Eventually, moving inspired me to pursue things I hadn’t before. I joined the Triangle Modern Quilt Guild, which has helped me up my sewing game tremendously, and I decided to change paths professionally, returning to my first career – writing. I’m now the editorial assistant for Chapel Hill Magazine, Durham Magazine and this publication!
It’s funny, but I think when you move, you do it twice: once to get yourself physically to the new place, and again, metaphorically, to move beyond all that life change.
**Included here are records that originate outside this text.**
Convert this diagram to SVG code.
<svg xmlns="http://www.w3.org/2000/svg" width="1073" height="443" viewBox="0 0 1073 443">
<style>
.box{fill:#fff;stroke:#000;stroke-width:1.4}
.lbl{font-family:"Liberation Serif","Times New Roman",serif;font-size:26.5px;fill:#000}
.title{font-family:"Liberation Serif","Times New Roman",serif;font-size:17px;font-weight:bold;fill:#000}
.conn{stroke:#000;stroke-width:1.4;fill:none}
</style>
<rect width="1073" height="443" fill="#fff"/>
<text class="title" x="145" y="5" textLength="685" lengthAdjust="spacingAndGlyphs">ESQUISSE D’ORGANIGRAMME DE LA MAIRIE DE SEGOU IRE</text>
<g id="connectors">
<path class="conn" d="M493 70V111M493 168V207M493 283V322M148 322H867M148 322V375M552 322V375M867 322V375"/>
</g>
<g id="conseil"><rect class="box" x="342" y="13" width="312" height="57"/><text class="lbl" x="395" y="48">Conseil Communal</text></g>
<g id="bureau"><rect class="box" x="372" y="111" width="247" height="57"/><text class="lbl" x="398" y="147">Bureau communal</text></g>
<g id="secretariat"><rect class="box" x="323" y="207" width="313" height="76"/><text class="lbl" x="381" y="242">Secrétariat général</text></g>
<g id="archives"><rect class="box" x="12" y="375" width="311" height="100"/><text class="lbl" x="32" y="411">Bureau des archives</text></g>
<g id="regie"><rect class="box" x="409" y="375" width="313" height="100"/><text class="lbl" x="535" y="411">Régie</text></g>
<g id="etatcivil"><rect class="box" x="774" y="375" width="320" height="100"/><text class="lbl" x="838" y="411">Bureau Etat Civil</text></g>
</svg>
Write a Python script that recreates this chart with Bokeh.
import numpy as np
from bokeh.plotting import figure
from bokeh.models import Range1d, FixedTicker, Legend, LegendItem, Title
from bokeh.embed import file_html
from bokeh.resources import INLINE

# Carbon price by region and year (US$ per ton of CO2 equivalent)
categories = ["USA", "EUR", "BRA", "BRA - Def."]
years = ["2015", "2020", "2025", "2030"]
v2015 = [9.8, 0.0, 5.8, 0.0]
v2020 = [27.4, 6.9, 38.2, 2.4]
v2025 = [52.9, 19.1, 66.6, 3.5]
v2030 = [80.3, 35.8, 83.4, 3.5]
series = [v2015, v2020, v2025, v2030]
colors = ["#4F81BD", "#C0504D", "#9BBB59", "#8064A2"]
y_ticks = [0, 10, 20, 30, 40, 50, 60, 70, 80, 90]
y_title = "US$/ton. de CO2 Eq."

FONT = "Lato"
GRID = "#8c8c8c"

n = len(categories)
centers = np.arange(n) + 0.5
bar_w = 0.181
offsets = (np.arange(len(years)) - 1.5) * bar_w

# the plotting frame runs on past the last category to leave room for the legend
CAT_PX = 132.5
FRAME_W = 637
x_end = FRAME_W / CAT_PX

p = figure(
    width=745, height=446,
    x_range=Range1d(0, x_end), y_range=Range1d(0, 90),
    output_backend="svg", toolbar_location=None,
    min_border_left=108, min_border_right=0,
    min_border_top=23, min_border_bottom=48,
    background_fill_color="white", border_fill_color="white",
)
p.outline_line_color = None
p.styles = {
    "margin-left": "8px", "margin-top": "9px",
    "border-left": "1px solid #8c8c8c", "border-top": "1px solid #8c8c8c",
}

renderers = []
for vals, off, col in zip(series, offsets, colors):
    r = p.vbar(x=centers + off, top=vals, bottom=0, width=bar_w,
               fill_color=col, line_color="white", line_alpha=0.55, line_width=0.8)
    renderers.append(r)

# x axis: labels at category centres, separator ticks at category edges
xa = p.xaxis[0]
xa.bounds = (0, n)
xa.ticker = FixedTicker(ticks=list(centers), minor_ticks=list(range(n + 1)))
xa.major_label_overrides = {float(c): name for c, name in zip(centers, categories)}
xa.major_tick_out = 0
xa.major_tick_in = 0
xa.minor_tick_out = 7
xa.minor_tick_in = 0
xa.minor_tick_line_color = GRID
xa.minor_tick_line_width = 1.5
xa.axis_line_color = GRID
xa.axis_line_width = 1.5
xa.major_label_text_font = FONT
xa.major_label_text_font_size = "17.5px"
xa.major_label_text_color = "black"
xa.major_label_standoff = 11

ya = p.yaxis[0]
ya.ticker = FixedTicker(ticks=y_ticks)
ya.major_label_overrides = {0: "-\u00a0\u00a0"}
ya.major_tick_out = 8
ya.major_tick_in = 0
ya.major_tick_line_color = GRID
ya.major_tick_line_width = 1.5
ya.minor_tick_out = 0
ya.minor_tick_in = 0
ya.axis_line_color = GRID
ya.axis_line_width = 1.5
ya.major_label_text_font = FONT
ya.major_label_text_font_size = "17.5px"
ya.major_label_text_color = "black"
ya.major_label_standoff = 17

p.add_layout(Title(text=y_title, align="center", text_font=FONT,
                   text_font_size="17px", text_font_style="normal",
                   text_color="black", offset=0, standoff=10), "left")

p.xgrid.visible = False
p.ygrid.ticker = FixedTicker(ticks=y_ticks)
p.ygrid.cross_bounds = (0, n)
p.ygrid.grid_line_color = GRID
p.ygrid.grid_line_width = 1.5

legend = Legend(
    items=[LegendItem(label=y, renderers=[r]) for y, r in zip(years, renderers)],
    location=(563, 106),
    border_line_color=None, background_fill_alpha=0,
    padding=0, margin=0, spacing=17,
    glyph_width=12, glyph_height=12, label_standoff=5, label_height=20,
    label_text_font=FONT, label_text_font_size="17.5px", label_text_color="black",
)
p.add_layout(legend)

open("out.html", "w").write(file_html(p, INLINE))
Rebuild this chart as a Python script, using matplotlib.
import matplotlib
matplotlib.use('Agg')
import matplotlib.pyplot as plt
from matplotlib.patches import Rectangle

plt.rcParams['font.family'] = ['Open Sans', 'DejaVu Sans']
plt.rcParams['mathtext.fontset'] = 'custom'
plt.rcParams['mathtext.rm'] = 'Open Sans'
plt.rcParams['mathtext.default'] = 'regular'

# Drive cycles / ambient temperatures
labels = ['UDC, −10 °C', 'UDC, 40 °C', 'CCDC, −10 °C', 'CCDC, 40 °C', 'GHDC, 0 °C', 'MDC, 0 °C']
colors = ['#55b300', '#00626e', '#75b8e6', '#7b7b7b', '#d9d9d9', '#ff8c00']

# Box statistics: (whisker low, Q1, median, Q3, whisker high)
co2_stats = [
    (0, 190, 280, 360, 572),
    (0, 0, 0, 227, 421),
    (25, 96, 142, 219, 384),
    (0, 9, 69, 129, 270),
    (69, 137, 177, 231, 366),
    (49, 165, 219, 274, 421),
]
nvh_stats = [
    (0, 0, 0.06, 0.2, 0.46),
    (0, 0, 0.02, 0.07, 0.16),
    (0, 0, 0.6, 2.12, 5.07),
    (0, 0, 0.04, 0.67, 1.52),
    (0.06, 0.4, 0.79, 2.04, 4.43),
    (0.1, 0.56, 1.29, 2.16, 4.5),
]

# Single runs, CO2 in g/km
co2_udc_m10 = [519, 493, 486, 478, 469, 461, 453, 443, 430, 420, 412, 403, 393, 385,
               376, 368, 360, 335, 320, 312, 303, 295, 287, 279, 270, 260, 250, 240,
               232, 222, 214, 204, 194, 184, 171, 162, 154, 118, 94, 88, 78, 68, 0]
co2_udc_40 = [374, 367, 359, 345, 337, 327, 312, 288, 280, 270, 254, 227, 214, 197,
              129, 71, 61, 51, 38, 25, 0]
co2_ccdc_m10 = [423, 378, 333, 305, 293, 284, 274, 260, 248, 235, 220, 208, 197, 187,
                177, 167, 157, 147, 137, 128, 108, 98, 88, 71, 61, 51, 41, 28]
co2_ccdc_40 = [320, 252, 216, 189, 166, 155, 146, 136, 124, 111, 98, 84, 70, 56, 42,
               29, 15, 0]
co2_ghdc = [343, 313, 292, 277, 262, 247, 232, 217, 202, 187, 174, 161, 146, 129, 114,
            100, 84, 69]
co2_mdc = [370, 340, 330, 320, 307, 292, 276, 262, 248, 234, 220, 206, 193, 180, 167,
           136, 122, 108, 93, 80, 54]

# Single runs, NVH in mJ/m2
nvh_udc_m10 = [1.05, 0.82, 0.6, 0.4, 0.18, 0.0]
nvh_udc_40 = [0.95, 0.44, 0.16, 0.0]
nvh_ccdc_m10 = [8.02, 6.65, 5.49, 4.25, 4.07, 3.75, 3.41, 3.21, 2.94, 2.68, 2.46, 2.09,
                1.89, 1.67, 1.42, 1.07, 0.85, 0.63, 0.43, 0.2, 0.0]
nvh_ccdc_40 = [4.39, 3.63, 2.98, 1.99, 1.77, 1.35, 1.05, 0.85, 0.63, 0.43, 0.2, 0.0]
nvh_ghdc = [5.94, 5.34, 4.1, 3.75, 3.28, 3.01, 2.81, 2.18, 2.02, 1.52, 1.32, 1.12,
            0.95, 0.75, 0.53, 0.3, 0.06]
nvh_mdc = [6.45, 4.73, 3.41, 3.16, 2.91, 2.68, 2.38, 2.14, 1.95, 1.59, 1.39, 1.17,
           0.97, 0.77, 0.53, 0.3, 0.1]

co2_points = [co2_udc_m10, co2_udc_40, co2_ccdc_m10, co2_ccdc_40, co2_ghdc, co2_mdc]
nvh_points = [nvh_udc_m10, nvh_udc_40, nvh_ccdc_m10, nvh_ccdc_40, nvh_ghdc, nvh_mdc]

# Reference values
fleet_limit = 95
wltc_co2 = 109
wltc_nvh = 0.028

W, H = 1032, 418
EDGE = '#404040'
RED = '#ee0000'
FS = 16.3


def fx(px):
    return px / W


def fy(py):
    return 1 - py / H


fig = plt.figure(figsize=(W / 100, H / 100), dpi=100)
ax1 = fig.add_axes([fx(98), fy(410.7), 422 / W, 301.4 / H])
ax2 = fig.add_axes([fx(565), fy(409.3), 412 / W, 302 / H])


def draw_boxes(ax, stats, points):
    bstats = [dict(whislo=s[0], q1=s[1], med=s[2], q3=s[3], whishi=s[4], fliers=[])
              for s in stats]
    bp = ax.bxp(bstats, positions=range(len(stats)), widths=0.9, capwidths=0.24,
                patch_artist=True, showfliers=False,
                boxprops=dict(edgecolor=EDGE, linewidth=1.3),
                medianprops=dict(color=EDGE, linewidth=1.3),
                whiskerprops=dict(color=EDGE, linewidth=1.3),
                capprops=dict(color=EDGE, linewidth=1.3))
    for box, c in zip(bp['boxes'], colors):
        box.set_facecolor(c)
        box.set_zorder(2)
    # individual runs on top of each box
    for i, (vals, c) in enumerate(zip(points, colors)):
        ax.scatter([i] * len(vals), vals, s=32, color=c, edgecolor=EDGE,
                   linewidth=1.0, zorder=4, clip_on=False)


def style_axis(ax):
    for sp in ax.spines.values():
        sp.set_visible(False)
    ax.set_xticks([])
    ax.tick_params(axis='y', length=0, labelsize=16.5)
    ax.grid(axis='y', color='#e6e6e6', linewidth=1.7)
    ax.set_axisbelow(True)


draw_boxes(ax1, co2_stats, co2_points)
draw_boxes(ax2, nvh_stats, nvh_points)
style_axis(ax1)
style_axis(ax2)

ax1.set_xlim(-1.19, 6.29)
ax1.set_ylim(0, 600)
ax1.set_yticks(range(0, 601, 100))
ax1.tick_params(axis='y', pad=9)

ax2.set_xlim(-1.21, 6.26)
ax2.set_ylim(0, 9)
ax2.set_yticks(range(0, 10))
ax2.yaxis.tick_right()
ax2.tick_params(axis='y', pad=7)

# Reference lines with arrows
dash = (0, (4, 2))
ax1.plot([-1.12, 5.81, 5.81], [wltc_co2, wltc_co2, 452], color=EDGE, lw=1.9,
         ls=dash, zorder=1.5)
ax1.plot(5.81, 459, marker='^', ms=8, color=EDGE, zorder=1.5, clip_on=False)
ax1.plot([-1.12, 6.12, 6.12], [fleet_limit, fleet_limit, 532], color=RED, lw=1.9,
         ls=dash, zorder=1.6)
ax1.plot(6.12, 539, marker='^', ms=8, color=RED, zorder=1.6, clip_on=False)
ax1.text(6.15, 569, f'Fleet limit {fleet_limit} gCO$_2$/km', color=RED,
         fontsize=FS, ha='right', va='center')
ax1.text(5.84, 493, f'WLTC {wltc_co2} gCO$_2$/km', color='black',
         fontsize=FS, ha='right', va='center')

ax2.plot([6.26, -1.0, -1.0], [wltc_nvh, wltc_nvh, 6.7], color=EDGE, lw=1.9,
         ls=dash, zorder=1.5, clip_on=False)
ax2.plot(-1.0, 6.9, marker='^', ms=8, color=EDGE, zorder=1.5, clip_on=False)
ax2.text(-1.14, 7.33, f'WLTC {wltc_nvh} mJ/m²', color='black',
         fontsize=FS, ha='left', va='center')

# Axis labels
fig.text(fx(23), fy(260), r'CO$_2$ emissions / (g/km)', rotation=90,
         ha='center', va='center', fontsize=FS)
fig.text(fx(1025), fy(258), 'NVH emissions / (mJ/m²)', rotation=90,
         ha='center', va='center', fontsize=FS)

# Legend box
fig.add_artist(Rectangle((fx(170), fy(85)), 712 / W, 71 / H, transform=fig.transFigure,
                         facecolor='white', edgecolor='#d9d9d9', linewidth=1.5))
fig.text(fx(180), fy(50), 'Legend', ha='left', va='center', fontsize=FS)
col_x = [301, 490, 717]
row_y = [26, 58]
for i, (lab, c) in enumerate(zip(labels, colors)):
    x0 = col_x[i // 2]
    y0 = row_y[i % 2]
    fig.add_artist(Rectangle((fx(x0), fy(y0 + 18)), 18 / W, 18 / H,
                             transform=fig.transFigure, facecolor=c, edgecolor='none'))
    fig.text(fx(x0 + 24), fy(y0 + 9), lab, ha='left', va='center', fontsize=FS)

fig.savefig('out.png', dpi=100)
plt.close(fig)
Each family, and each partnership, is unique, so I’m hesitant to dole out advice on how best to thrive after moving for the sake of another’s career, especially since I wasn’t always particularly graceful myself. That said, I do think it’s important to hold in your head and in your heart that to be the person who makes a new place – a new house, new people, new schools, all of it – feel like a home is not a small, insignificant role. And I’d like to join all the awesome people who were kind to me in welcoming you here. Enjoy the treasure hunt!